* **PROBLEM TO WORK ON**:
Leave out the pictures and repeat the rest of the material exactly.

* **INFORMATION SHOWN**:
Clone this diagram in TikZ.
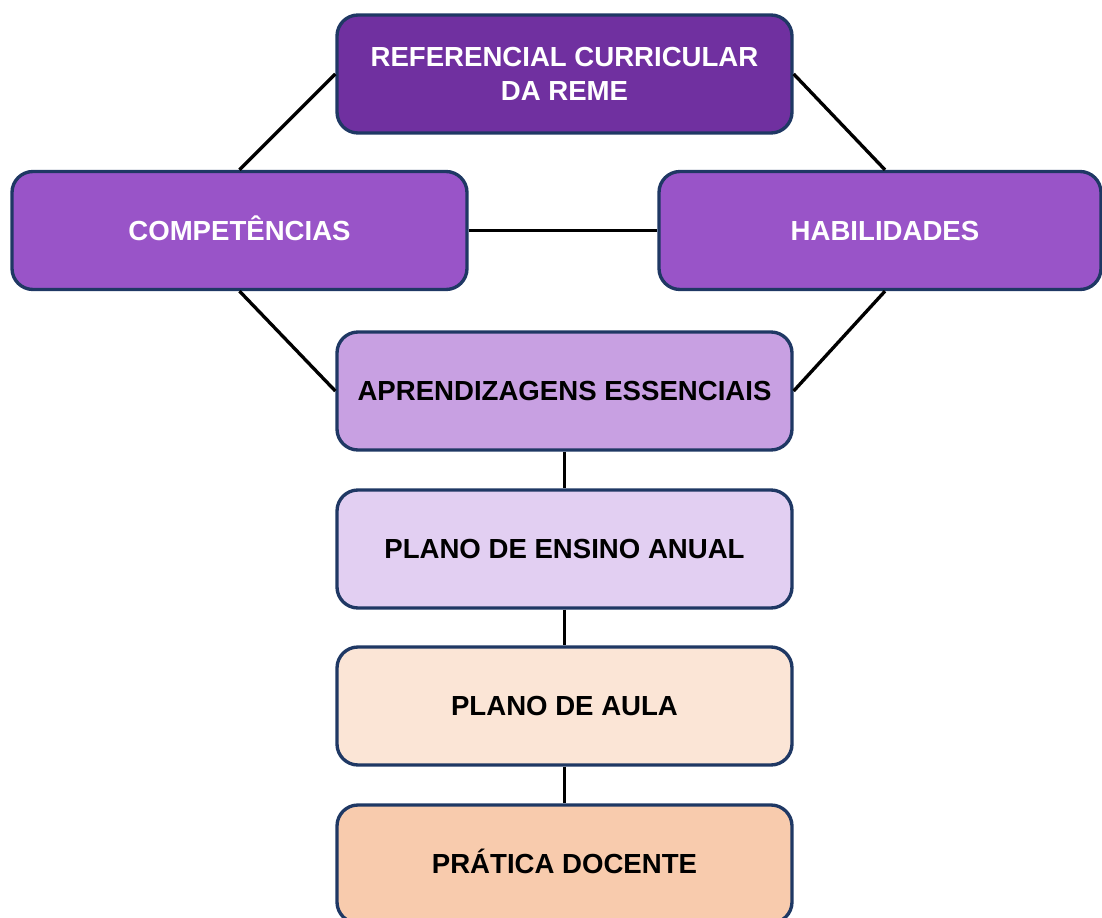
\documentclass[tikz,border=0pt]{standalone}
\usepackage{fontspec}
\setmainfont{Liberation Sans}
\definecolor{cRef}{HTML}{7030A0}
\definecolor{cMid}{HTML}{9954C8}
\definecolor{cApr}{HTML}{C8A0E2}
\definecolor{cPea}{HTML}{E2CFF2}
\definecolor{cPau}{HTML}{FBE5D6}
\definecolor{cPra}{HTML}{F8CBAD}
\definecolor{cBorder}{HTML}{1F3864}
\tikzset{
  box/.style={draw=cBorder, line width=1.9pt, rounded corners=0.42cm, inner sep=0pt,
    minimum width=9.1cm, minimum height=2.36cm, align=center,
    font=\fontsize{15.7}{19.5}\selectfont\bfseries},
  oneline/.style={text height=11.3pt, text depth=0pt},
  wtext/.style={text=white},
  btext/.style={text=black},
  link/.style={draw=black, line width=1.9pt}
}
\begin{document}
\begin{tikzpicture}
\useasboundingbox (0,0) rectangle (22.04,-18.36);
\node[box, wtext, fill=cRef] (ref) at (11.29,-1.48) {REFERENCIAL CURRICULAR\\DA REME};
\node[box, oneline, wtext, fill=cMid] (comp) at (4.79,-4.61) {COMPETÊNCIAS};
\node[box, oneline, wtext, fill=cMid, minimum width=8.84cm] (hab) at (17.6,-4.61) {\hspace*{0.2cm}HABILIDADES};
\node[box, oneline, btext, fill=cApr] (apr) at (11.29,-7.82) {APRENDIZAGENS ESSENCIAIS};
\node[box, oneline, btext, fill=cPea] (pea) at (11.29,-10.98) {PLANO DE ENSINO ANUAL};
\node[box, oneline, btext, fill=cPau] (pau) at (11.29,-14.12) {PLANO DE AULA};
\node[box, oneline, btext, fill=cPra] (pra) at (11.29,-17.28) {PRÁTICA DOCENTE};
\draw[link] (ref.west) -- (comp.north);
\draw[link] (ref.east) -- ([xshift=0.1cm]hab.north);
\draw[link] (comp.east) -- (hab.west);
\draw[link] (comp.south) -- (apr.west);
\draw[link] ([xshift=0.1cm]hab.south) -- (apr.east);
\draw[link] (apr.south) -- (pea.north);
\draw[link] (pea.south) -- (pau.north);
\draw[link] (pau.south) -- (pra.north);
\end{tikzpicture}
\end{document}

* **EXERCISE OUTPUT**:
Clone this diagram in TikZ.
\documentclass[tikz,border=0pt]{standalone}
\usepackage{fontspec}
\setmainfont{Liberation Sans}
\definecolor{cRef}{HTML}{7030A0}
\definecolor{cMid}{HTML}{9954C8}
\definecolor{cApr}{HTML}{C8A0E2}
\definecolor{cPea}{HTML}{E2CFF2}
\definecolor{cPau}{HTML}{FBE5D6}
\definecolor{cPra}{HTML}{F8CBAD}
\definecolor{cBorder}{HTML}{1F3864}
\tikzset{
  box/.style={draw=cBorder, line width=1.9pt, rounded corners=0.42cm, inner sep=0pt,
    minimum width=9.1cm, minimum height=2.36cm, align=center,
    font=\fontsize{15.7}{19.5}\selectfont\bfseries},
  oneline/.style={text height=11.3pt, text depth=0pt},
  wtext/.style={text=white},
  btext/.style={text=black},
  link/.style={draw=black, line width=1.9pt}
}
\begin{document}
\begin{tikzpicture}
\useasboundingbox (0,0) rectangle (22.04,-18.36);
\node[box, wtext, fill=cRef] (ref) at (11.29,-1.48) {REFERENCIAL CURRICULAR\\DA REME};
\node[box, oneline, wtext, fill=cMid] (comp) at (4.79,-4.61) {COMPETÊNCIAS};
\node[box, oneline, wtext, fill=cMid, minimum width=8.84cm] (hab) at (17.6,-4.61) {\hspace*{0.2cm}HABILIDADES};
\node[box, oneline, btext, fill=cApr] (apr) at (11.29,-7.82) {APRENDIZAGENS ESSENCIAIS};
\node[box, oneline, btext, fill=cPea] (pea) at (11.29,-10.98) {PLANO DE ENSINO ANUAL};
\node[box, oneline, btext, fill=cPau] (pau) at (11.29,-14.12) {PLANO DE AULA};
\node[box, oneline, btext, fill=cPra] (pra) at (11.29,-17.28) {PRÁTICA DOCENTE};
\draw[link] (ref.west) -- (comp.north);
\draw[link] (ref.east) -- ([xshift=0.1cm]hab.north);
\draw[link] (comp.east) -- (hab.west);
\draw[link] (comp.south) -- (apr.west);
\draw[link] ([xshift=0.1cm]hab.south) -- (apr.east);
\draw[link] (apr.south) -- (pea.north);
\draw[link] (pea.south) -- (pau.north);
\draw[link] (pau.south) -- (pra.north);
\end{tikzpicture}
\end{document}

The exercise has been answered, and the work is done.